Already falling behind with this religious travelogue - episode 3 (Africa) is tomorrow and I've only just watched no.2 on Iplayer (where you can still watch it for another 43 days from today). Rev. 'Indiana' Peter Owen Jones tours the Far East in search of exotic religion, taking in Taoism, Confucianism, Korean Pentecostalism, and a very strange 'all in one' Vietnamese religion which seems to centre around a giant bauble with a single eye in the middle of it.
It's still a fascinating programme, Jones contrasting the orderliness of some Far Eastern societies with the chaos of some of the rituals - one which involves lots of men dressing up in white, getting hopelessly drunk, lighting hand-held firebrands, and then racing one another down a flight of stone steps in the dark. Health and Safety it was not.

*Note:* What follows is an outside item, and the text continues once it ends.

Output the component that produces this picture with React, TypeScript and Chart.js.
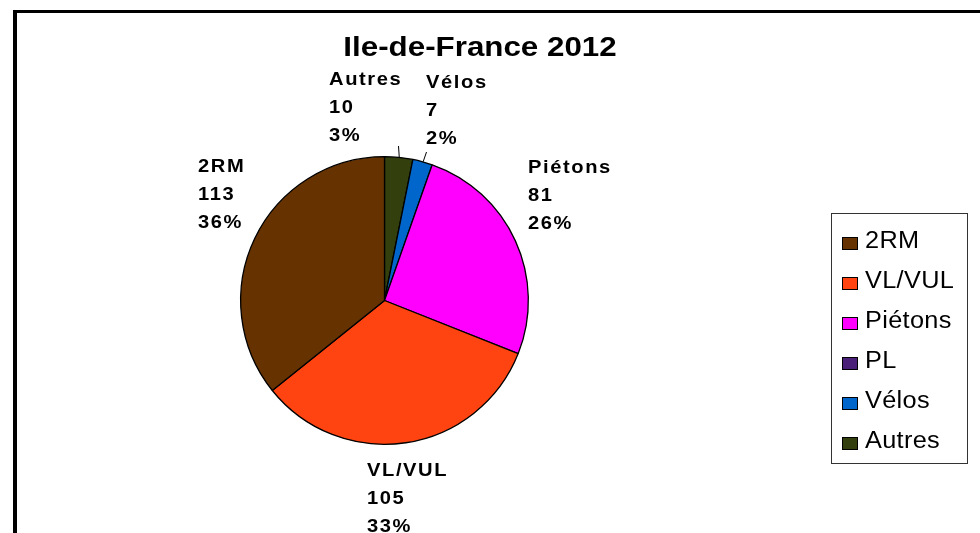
import React, { useEffect, useRef } from "react";
import { Chart, registerables } from "chart.js";

Chart.register(...registerables);

// ---- Data (legend order) ----
const titleText = "Ile-de-France 2012";
const categories = ["2RM", "VL/VUL", "Piétons", "PL", "Vélos", "Autres"];
const values = [113, 105, 81, 0, 7, 10];
const colors = ["#663300", "#FF4411", "#FF00FF", "#4B2079", "#0066CC", "#333F0D"];

// ---- Layout for the data labels (left x, first baseline, optional leader start) ----
type LabelPos = { x: number; y: number; lx?: number; ly?: number } | null;
const labelLayout: LabelPos[] = [
  { x: 198, y: 172 },
  { x: 367, y: 476 },
  { x: 528, y: 173 },
  null,
  { x: 426, y: 88, lx: 426, ly: 152 },
  { x: 329, y: 85, lx: 398, ly: 146 },
];

const FONT = '"Liberation Sans", Arial, sans-serif';

function drawText(
  ctx: CanvasRenderingContext2D,
  text: string,
  x: number,
  y: number,
  sx: number,
  spacing: number
) {
  ctx.save();
  ctx.translate(x, y);
  ctx.scale(sx, 1);
  (ctx as any).letterSpacing = spacing + "px";
  ctx.fillText(text, 0, 0);
  ctx.restore();
}

function measureText(ctx: CanvasRenderingContext2D, text: string, sx: number, spacing: number) {
  ctx.save();
  (ctx as any).letterSpacing = spacing + "px";
  const w = (ctx.measureText(text).width - spacing) * sx;
  ctx.restore();
  return w;
}

const decorPlugin = {
  id: "decor",
  afterDraw(chart: any) {
    const ctx: CanvasRenderingContext2D = chart.ctx;
    const n = categories.length;
    const total = values.reduce((a, b) => a + b, 0);
    const meta = chart.getDatasetMeta(0);
    ctx.save();

    // frame
    ctx.fillStyle = "#000";
    ctx.fillRect(13, 10, 1000, 3);
    ctx.fillRect(13, 10, 4, 600);

    // title
    ctx.fillStyle = "#000";
    ctx.textBaseline = "alphabetic";
    ctx.textAlign = "left";
    ctx.font = `bold 27px ${FONT}`;
    const tw = measureText(ctx, titleText, 1.16, 0);
    drawText(ctx, titleText, 480 - tw / 2, 56, 1.16, 0);

    // data labels + leaders
    ctx.font = `bold 19px ${FONT}`;
    for (let i = 0; i < n; i++) {
      const pos = labelLayout[i];
      if (!pos) continue;
      const arc = meta.data[n - 1 - i];
      const pct = Math.round((values[i] / total) * 100) + "%";
      const lines = [categories[i], String(values[i]), pct];
      lines.forEach((t, k) => drawText(ctx, t, pos.x, pos.y + k * 28, 1.06, 1.5));
      if (pos.lx !== undefined && pos.ly !== undefined && arc) {
        const mid = (arc.startAngle + arc.endAngle) / 2;
        const ex = arc.x + Math.cos(mid) * arc.outerRadius;
        const ey = arc.y + Math.sin(mid) * arc.outerRadius;
        ctx.strokeStyle = "#000";
        ctx.lineWidth = 1;
        ctx.beginPath();
        ctx.moveTo(pos.lx + 0.5, pos.ly);
        ctx.lineTo(ex + 0.5, ey);
        ctx.stroke();
      }
    }

    // legend
    ctx.fillStyle = "#fff";
    ctx.fillRect(831, 213, 136, 250);
    ctx.strokeStyle = "#333";
    ctx.lineWidth = 1;
    ctx.strokeRect(831.5, 213.5, 136, 250);
    ctx.font = `23px ${FONT}`;
    for (let i = 0; i < n; i++) {
      const base = 248 + i * 40;
      ctx.fillStyle = colors[i];
      ctx.fillRect(842, base - 11, 16, 13);
      ctx.strokeStyle = "#000";
      ctx.strokeRect(842.5, base - 10.5, 15, 12);
      ctx.fillStyle = "#000";
      drawText(ctx, categories[i], 865, base, 1.1, 0.3);
    }
    ctx.restore();
  },
};

export default function App() {
  const ref = useRef<HTMLCanvasElement | null>(null);
  useEffect(() => {
    document.body.style.margin = "0";
    const canvas = ref.current;
    if (!canvas) return;
    const chartLabels = [...categories].reverse();
    const chartValues = [...values].reverse();
    const chartColors = [...colors].reverse();
    const chart = new Chart(canvas, {
      type: "pie",
      data: {
        labels: chartLabels,
        datasets: [
          {
            data: chartValues,
            backgroundColor: chartColors,
            borderColor: "#000",
            borderWidth: 1.3,
            hoverBorderWidth: 1.3,
          },
        ],
      },
      options: {
        responsive: false,
        animation: false,
        devicePixelRatio: 1,
        layout: { padding: { left: 240, right: 451, top: 156, bottom: 88 } },
        plugins: {
          legend: { display: false },
          title: { display: false },
          tooltip: { enabled: false },
        },
      },
      plugins: [decorPlugin],
    });
    return () => chart.destroy();
  }, []);
  return (
    <div style={{ width: 980, height: 533, background: "#fff" }}>
      <canvas ref={ref} width={980} height={533} style={{ display: "block" }} />
    </div>
  );
}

It hardly seems to have set the BBC message board buzzing: perhaps that's because there isn't very long spent with each faith, and there isn't the time to really see a practitioner in action. There was a lot of interest in Father Lazarus, the monk featured in the final episode of Extreme Pilgrim last year, but we got to see and hear him at length. With 6 minutes per religion, it's hard to get that kind of acquaintance here. It's also quite hard to see the distinctives, though POJ does his best to sketch out the core beliefs of Taoism, Confucianism etc.
The other frustration I have is that most of the appraisal is aesthetic: apart from applauding the inclusivity of the Vietnamese eye religion (CaoDao I think it was called, they have statues of the prophets of every major religion in their main temple), most of Owens comments were about how beautiful, peaceful etc. something was. At prayer mountain, standing in front of hundreds of prayer cells built by Paul Yonggi Cho's church in Seoul, he remarked on how beautiful it was to hear people praying, and about how you could get yourself sorted out with God in one of the prayer cells. My understanding of Prayer Mountain was that the focus was more on intercession, asking God to move in Korea, North and South.
That avenue doesn't seem to be one which the programme explores: instead it's the direct mystical experience of God, and the meaningfulness or otherwise of rituals. It's quite privatised, and in a sense quite touristy - to evaluate things on how much they appeal to us, whether we enjoy them, and whether they give us that sense of the exotic that a far-flung foreign trip is supposed to impart.